6.2 The Board therefore concludes that claim 1 of this request complies with Article 123(2) EPC.

7. Article 83 EPC

7.1 The conclusion reached by the Board with respect to auxiliary request 1A also applies to this request since the parts of the description to which reference was made with respect to the main request disclose compositions consisting of only butyl rubber and HDPE.

Also, the Board's reasons for not following the arguments of the appellant/opponent with respect to the experimental results disclosed in US-A-5 731 053 still apply to this request.

7.2 The Board therefore concludes that the patent as amended according to this request complies with Article 83 EPC.

8. Inventive step

8.1 As already indicated above, compared to auxiliary request 1A claim 1 of this request is limited to the composition consisting substantially only of butyl rubber and HDPE. For auxiliary request 1A the starting point for the discussion of inventive step is example 7 of D1. The composition given in example 7 consists only of 50% butyl rubber and 50% LDPE so that the feature added to claim 1 does not distinguish the subject-matter of this claim further from D1. As a result, the same conclusions regarding inventive step apply to claim 1 of the present request.

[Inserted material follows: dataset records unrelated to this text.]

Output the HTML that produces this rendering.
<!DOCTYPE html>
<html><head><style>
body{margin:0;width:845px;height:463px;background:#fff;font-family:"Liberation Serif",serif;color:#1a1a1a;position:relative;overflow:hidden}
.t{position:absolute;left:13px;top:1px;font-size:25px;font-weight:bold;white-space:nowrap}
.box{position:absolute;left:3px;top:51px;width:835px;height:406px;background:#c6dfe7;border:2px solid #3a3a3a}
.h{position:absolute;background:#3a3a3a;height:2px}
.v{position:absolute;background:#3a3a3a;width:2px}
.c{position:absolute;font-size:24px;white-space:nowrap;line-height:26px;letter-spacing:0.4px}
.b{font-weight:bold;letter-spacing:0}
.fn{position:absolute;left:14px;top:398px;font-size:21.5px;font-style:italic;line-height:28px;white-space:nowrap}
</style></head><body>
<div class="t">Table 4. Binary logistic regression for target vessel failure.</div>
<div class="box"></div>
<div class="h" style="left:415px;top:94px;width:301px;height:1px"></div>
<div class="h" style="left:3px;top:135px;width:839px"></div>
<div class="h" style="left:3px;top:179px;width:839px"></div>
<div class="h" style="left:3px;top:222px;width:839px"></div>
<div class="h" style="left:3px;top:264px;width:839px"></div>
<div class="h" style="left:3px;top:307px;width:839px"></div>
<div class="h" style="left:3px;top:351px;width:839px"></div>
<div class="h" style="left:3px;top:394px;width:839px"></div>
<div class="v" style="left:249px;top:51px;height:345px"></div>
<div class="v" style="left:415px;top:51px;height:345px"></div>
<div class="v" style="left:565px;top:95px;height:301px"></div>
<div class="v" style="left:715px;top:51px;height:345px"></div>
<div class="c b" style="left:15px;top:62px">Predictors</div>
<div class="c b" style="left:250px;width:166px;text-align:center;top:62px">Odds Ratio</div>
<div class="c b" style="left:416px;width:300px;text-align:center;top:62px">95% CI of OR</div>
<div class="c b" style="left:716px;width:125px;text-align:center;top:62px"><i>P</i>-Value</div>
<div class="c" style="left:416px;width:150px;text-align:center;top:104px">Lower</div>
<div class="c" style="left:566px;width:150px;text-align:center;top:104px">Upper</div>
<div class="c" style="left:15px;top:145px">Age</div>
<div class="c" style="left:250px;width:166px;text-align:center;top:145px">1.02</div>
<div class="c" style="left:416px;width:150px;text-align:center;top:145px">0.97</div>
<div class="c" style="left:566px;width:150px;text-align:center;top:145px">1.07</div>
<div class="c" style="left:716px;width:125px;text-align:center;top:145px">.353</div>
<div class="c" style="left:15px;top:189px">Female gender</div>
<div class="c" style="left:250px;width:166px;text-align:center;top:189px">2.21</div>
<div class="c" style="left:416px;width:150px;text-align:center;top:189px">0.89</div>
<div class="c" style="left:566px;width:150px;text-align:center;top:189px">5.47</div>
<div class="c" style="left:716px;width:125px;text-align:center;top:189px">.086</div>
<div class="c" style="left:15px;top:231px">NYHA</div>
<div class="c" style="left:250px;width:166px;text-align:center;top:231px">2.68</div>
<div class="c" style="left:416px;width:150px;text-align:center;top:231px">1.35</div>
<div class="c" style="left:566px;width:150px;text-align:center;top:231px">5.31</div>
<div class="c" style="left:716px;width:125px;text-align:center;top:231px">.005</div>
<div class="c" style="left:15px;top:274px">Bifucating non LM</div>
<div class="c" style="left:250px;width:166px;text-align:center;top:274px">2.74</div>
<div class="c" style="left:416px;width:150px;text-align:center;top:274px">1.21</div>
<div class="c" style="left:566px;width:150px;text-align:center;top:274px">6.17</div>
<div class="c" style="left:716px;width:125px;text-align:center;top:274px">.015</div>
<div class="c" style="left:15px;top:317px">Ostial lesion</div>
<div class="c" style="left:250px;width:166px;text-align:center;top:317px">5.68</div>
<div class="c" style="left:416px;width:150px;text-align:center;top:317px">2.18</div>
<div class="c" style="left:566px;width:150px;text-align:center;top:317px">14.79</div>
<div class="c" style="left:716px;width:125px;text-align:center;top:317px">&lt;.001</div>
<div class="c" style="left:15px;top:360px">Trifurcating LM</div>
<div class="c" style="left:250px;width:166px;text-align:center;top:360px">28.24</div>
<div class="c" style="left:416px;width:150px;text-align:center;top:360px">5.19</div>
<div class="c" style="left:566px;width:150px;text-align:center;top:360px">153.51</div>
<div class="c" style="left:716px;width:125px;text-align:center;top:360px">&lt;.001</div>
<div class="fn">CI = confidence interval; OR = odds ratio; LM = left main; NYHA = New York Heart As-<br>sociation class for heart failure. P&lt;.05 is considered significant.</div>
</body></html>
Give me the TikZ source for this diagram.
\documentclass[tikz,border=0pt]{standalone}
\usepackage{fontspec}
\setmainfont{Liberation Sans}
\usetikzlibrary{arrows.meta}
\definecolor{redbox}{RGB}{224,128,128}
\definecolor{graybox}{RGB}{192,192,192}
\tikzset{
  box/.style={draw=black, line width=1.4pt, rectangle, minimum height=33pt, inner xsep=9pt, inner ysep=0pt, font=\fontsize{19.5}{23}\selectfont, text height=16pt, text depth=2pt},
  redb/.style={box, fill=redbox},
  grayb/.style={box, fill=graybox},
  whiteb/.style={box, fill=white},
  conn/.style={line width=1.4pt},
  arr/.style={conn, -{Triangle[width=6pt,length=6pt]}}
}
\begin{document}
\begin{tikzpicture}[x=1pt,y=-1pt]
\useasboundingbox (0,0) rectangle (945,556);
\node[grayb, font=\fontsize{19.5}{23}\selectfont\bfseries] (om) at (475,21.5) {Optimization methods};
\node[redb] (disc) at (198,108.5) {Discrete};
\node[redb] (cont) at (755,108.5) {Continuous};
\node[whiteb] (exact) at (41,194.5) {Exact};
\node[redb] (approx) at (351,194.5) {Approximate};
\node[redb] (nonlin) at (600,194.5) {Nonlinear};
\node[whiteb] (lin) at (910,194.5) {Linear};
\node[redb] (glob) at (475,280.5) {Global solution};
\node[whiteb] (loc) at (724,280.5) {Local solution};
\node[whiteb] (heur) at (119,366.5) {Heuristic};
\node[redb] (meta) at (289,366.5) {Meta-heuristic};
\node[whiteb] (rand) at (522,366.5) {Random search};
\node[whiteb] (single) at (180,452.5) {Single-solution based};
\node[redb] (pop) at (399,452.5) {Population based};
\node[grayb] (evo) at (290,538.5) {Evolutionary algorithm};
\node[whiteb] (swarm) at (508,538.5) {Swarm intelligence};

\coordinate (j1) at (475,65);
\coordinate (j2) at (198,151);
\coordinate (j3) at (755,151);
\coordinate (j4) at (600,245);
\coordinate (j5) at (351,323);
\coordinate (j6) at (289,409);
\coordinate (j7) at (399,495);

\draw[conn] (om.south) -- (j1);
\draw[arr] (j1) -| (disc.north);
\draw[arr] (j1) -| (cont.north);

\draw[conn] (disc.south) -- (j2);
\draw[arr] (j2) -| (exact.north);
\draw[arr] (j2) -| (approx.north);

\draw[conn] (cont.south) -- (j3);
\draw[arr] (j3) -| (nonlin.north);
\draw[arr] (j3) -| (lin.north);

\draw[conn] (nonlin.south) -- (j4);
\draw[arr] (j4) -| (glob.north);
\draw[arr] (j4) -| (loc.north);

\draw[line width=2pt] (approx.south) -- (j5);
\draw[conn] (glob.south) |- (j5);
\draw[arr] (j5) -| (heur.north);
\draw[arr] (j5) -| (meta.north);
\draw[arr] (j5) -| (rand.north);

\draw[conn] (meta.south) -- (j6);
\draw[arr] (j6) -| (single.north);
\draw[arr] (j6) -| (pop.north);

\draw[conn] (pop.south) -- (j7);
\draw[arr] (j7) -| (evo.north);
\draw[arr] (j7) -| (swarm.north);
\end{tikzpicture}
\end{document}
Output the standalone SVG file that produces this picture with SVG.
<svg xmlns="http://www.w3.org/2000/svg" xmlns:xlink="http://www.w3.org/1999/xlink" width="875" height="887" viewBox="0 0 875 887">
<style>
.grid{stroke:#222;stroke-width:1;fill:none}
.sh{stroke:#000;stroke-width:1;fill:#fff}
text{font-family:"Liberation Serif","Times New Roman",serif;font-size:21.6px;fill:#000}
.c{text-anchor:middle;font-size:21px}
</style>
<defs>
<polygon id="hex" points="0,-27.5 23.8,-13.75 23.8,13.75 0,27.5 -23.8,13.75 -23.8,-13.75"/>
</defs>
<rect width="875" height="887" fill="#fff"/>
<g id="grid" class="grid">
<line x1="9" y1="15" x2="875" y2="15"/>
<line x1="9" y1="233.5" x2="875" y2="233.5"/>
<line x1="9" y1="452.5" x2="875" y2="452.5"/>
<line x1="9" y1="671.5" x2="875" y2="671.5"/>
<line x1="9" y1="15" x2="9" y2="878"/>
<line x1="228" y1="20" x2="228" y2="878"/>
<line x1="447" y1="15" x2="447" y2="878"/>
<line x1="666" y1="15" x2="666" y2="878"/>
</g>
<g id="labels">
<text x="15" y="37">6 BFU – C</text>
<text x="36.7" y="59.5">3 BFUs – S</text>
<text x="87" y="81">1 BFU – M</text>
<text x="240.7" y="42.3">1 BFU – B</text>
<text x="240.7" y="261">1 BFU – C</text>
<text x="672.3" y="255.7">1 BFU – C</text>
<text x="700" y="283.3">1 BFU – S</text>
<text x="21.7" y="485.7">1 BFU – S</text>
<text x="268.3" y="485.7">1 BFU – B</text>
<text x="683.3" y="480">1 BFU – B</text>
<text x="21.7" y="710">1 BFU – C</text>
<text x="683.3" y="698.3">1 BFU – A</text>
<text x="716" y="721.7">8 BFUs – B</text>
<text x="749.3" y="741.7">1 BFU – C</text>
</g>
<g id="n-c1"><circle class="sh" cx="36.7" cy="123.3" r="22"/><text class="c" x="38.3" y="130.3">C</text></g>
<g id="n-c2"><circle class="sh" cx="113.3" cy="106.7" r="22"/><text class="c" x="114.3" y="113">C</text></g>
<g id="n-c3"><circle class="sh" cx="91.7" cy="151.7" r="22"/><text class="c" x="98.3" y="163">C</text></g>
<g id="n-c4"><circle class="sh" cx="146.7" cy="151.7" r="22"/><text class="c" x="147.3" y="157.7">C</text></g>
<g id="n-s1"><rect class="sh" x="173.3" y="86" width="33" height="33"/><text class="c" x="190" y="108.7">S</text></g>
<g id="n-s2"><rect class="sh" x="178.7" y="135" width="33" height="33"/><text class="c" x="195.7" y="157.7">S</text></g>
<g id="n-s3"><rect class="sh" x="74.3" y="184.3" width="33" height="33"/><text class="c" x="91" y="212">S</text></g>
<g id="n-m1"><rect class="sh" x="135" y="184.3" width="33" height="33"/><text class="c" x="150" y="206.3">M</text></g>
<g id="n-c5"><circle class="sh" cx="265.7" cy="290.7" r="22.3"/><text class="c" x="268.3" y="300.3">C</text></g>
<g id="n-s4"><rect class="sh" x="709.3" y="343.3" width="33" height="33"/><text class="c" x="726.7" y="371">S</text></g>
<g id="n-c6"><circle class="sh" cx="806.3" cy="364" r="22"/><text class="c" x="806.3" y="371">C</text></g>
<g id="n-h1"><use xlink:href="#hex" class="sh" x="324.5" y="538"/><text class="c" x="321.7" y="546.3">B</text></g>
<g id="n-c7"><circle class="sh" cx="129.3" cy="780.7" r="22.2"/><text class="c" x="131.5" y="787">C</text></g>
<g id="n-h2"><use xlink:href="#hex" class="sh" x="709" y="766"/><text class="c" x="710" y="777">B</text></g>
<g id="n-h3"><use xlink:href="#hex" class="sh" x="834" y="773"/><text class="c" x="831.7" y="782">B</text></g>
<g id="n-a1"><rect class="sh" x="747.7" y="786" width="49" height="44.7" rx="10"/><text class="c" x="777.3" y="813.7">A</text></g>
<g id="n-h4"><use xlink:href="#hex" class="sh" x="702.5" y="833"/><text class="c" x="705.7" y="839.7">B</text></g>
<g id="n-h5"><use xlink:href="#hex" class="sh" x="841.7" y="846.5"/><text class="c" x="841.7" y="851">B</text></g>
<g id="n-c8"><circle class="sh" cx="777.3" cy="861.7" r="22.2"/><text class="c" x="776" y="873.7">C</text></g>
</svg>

8.2 Therefore, the subject-matter of claim 1 of auxiliary request 2A does not involve an inventive step in the sense of Article 56 EPC.

ORDER

For these reasons it is decided that:

I. Regarding the appeal of the appellant (patentee):

The appeal is dismissed.

II. Regarding the appeal of the appellant (opponent):

1. The decision under appeal is set aside.

2. European patent No 0 478 109 is revoked.